• _INSTRUCTIONS TO FOLLOW_: The line containing "base = base + vals" marks the end: extract everything from the first line of the data through that line, exactly, with no pictures.

• _RECORDED INFORMATION_:
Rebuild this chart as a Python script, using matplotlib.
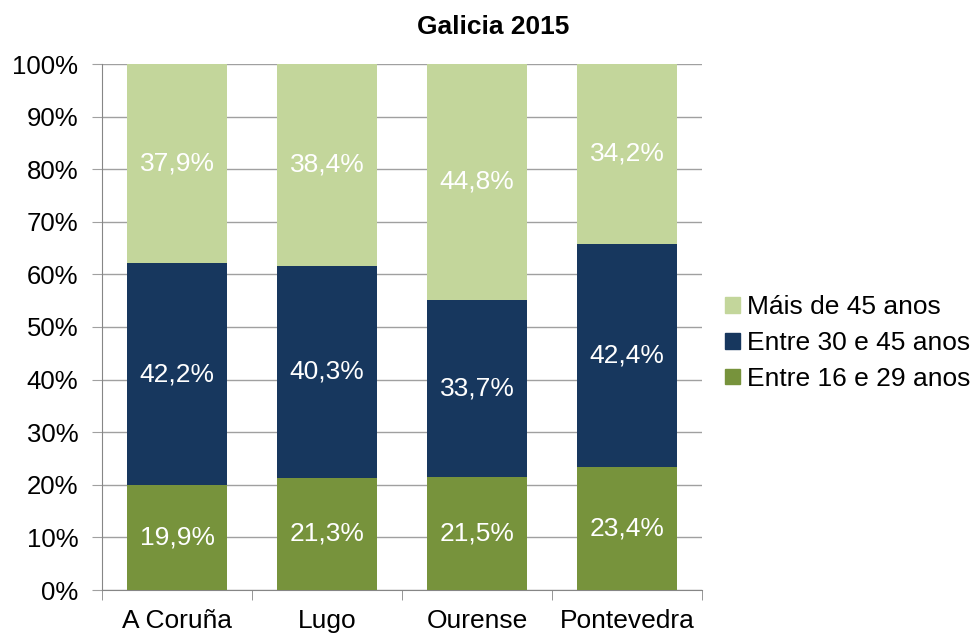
import numpy as np
import matplotlib.pyplot as plt
from matplotlib.patches import Patch

plt.rcParams['font.family'] = ['Liberation Sans', 'DejaVu Sans']

# datos
provincias = ["A Coruña", "Lugo", "Ourense", "Pontevedra"]
entre_16_29 = [19.9, 21.3, 21.5, 23.4]
entre_30_45 = [42.2, 40.3, 33.7, 42.4]
mais_45 = [37.9, 38.4, 44.8, 34.2]
series_nomes = ["Entre 16 e 29 anos", "Entre 30 e 45 anos", "Máis de 45 anos"]
cores = ["#77933C", "#17375E", "#C3D69B"]

fig = plt.figure(figsize=(9.77, 6.33), dpi=100)
ax = fig.add_axes([102/977, 1-590/633, 600/977, 526/633])

x = np.arange(len(provincias))
base = np.zeros(len(provincias))
for vals, cor in zip([entre_16_29, entre_30_45, mais_45], cores):
    vals = np.array(vals)
    ax.bar(x, vals, bottom=base, width=0.667, color=cor, zorder=3)
    for xi, b, v in zip(x, base, vals):
        ax.text(xi, b + v/2, f"{v:.1f}%".replace(".", ","), ha="center", va="center",
                color="white", fontsize=19, zorder=4)
    base = base + vals

ax.set_xlim(-0.5, 3.5)
ax.set_ylim(0, 100)
ax.set_yticks(np.arange(0, 101, 10))
ax.set_yticklabels([f"{v}%" for v in range(0, 101, 10)], fontsize=18.5)
ax.set_xticks(x)
ax.set_xticklabels(provincias, fontsize=19)
ax.set_xticks(np.arange(-0.5, 3.6, 1), minor=True)
ax.tick_params(axis="x", which="major", length=0, pad=14)
ax.tick_params(axis="x", which="minor", length=7, color="#868686")
ax.tick_params(axis="y", length=7, color="#A0A0A0", pad=10)
ax.yaxis.grid(True, color="#A0A0A0", linewidth=1, zorder=0)
for s in ["top", "right"]:
    ax.spines[s].set_visible(False)
for s in ["left", "bottom"]:
    ax.spines[s].set_color("#868686")

# título centrado na figura
fig.text(493/977, 1-27/633, "Galicia 2015", fontsize=19, fontweight="bold",
         ha="center", va="center")

handles = [Patch(color=c, label=n) for c, n in zip(cores, series_nomes)][::-1]
fig.legend(handles=handles, loc="center left", bbox_to_anchor=(725/977, 1-343/633),
           frameon=False, fontsize=19, handlelength=0.55, handleheight=0.55,
           handletextpad=0.3, labelspacing=0.45, borderaxespad=0, borderpad=0)

fig.savefig("out.png", dpi=100)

• _ANSWER FOR THIS EXERCISE_:
Rebuild this chart as a Python script, using matplotlib.
import numpy as np
import matplotlib.pyplot as plt
from matplotlib.patches import Patch

plt.rcParams['font.family'] = ['Liberation Sans', 'DejaVu Sans']

# datos
provincias = ["A Coruña", "Lugo", "Ourense", "Pontevedra"]
entre_16_29 = [19.9, 21.3, 21.5, 23.4]
entre_30_45 = [42.2, 40.3, 33.7, 42.4]
mais_45 = [37.9, 38.4, 44.8, 34.2]
series_nomes = ["Entre 16 e 29 anos", "Entre 30 e 45 anos", "Máis de 45 anos"]
cores = ["#77933C", "#17375E", "#C3D69B"]

fig = plt.figure(figsize=(9.77, 6.33), dpi=100)
ax = fig.add_axes([102/977, 1-590/633, 600/977, 526/633])

x = np.arange(len(provincias))
base = np.zeros(len(provincias))
for vals, cor in zip([entre_16_29, entre_30_45, mais_45], cores):
    vals = np.array(vals)
    ax.bar(x, vals, bottom=base, width=0.667, color=cor, zorder=3)
    for xi, b, v in zip(x, base, vals):
        ax.text(xi, b + v/2, f"{v:.1f}%".replace(".", ","), ha="center", va="center",
                color="white", fontsize=19, zorder=4)
    base = base + vals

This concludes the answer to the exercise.